Почесал за ухом, помолчал, потом согласился:
– Пожалуй, верно. Мамаше аппендицит вырезал профессор Жовтяк, самый у нас знаменитый. Он и сейчас, бывает, заходит. Так вот рассказывал: врач – это еще пустяки. Главное дальше – степени защищать или диссертации, не помню точно. Будто кандидатскую защитить – это значит железнодорожный билет повсюду в жестком вагоне, а докторскую – повсюду в мягком курьерском. Вообще трудновато. Но почему, с другой стороны, не прорваться? Товарищ Жовтяк ничего собой особенного не представляет, а выскочил в большие люди. И начальник к тому же. Или он хороший профессор?
Евгений встал на свои короткие ноги, обдернул пиджак, сшитый у того же портного, который шил Додику, сделал строгое лицо и сказал громко:
– Доктор Степанов Евгений Родионович.
Помолчал и добавил:
– Или профессор Степанов, Потому что если идти во врачи, то не в простые, а в золотые. В профессорa! Как советуешь?
В прозрачных Женькиных глазах светились насмешливые огоньки, и Володя, как часто с ним бывало в присутствии Евгения, почувствовал себя дураком. Не то чтобы совсем дураком, но каким-то глуповатым.
Приехала с работы тетка Аглая и сразу же рассердилась:
– Какого, в самом деле, черта! Даже котлеты подогреть не умеет. И почему ты дома торчишь, несчастье мое?
Он виновато улыбнулся ей в ответ.

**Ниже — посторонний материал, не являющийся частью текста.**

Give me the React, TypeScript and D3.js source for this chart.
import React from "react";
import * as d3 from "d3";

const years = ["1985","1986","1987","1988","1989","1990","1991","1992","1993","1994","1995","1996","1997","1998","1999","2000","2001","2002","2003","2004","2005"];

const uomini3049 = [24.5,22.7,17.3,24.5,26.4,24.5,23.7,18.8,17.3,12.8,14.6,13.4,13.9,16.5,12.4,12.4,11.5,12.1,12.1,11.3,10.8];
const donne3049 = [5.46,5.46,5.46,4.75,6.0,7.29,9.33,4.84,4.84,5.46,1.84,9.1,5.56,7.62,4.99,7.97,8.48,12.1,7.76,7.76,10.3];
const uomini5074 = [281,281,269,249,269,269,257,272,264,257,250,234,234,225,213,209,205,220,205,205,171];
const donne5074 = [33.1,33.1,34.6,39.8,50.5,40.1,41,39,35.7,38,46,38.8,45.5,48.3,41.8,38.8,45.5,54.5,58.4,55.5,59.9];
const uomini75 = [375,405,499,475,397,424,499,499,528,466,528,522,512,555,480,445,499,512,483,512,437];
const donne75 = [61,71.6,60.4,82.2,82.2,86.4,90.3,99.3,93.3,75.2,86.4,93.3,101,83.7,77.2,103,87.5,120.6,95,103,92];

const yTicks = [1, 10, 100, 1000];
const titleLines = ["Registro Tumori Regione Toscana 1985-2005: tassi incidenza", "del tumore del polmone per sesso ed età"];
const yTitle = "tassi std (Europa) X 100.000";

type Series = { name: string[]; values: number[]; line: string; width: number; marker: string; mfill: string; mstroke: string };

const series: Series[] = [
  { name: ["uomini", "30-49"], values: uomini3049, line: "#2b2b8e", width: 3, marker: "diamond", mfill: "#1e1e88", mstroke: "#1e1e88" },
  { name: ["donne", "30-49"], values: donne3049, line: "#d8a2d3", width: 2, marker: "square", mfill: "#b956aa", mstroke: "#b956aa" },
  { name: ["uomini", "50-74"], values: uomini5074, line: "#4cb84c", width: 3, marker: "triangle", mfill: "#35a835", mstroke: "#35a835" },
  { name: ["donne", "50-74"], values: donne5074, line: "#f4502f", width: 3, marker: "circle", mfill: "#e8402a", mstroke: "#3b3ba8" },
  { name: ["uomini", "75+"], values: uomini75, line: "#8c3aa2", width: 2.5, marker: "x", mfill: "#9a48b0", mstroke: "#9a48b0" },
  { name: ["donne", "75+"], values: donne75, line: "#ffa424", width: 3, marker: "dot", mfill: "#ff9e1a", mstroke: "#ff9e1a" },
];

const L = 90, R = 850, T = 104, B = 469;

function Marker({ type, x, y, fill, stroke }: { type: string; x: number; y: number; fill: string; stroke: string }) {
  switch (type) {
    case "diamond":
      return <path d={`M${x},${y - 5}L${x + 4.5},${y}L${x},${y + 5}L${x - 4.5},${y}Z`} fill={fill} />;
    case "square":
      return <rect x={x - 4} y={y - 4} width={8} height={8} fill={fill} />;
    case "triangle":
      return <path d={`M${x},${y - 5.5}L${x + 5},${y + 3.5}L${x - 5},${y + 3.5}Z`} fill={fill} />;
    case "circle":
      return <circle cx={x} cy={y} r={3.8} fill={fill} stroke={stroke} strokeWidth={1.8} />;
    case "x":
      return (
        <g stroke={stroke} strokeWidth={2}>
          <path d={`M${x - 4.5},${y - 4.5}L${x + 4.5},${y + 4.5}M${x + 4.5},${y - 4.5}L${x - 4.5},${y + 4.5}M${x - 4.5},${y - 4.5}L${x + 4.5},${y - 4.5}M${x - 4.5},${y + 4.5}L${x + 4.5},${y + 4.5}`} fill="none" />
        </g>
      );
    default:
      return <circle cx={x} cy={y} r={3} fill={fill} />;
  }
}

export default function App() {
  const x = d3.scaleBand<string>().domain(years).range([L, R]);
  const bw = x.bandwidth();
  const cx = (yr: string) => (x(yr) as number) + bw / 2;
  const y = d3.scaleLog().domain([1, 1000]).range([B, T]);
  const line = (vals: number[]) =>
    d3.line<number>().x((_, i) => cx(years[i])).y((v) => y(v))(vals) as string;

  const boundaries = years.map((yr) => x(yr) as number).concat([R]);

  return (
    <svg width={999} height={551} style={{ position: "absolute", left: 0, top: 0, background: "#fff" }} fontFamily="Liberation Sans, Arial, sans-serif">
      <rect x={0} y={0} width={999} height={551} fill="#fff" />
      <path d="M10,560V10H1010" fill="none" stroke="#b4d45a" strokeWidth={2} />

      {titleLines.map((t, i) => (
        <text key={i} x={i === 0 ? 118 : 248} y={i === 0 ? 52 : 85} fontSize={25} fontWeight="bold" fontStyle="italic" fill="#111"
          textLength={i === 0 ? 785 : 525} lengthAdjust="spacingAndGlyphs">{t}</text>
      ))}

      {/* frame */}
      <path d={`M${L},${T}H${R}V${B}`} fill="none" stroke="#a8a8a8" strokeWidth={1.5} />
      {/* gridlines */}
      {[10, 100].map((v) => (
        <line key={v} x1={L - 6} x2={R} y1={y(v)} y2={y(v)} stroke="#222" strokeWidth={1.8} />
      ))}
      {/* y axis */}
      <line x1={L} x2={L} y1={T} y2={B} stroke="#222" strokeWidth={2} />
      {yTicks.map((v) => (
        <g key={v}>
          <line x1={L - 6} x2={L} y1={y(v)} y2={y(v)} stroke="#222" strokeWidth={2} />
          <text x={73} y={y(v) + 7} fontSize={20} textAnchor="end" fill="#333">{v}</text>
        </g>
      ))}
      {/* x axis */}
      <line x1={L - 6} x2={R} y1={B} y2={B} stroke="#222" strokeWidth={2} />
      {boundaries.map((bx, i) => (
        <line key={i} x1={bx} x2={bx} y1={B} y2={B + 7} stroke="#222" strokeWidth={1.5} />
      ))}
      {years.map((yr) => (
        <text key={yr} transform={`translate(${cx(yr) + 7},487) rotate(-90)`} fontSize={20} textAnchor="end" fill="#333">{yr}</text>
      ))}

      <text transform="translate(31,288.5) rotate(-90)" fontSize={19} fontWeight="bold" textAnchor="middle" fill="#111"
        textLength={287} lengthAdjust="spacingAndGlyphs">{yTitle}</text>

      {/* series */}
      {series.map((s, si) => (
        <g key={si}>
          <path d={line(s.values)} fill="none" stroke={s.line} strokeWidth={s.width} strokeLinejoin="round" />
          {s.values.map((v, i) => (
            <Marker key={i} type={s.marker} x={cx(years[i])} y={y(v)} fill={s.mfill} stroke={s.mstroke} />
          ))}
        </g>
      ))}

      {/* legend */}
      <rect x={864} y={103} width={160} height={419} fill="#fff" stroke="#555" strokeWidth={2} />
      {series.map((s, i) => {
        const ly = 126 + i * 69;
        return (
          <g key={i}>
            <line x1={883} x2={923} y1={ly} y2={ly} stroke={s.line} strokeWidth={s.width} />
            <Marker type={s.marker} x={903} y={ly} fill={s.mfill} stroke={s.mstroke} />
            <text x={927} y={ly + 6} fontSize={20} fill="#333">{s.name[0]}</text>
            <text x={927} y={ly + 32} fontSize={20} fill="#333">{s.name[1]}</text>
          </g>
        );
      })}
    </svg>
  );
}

Как она любила эту его улыбку, как он был дорог ей, этот мальчик, с того самого дня, когда трехмесячным он остался на ее руках! И вот уже человек.
– Длинношеее! – сказала она: – Вот ты кто! Очень много шеи.
Евгений тоже ел котлеты и лениво жаловался:
– Дома – кошмарики. Все делается, как хочет Додик, Варвара собирается покидать родные пенаты… скандал за скандалом…
– Не сплетничал бы ты! – попросила Аглая.
– Мое дело сторона. Я с вами по-дружески делюсь, – вздохнул Евгений. – Поймите, Аглая Петровна, и мне не легко. Время решающее, нужно определять свой жизненный путь. Батька пишет суровые письма, полные воспитательных сентенций. Варвара поет «Картошку» со своими комсомольцами и уезжает на все лето пионервожатой, а тут расхлебывай…
– Поезжай пионервожатым, – усмехнулась Аглая.
– Я-то?
– Ты-то!
– Нет, это не пройдет. У меня не Варькино здоровье, я других кровей.
– Да уж это известно, – вставая из-за стола, сказала Аглая, – вы у нас голубых кровей.
Женька не обиделся. Он умел неприятное пропускать мимо ушей. Да и ко всему тому, что говорили Аглая Петровна или его отчим, он всегда относился немного иронически, словно был старше их.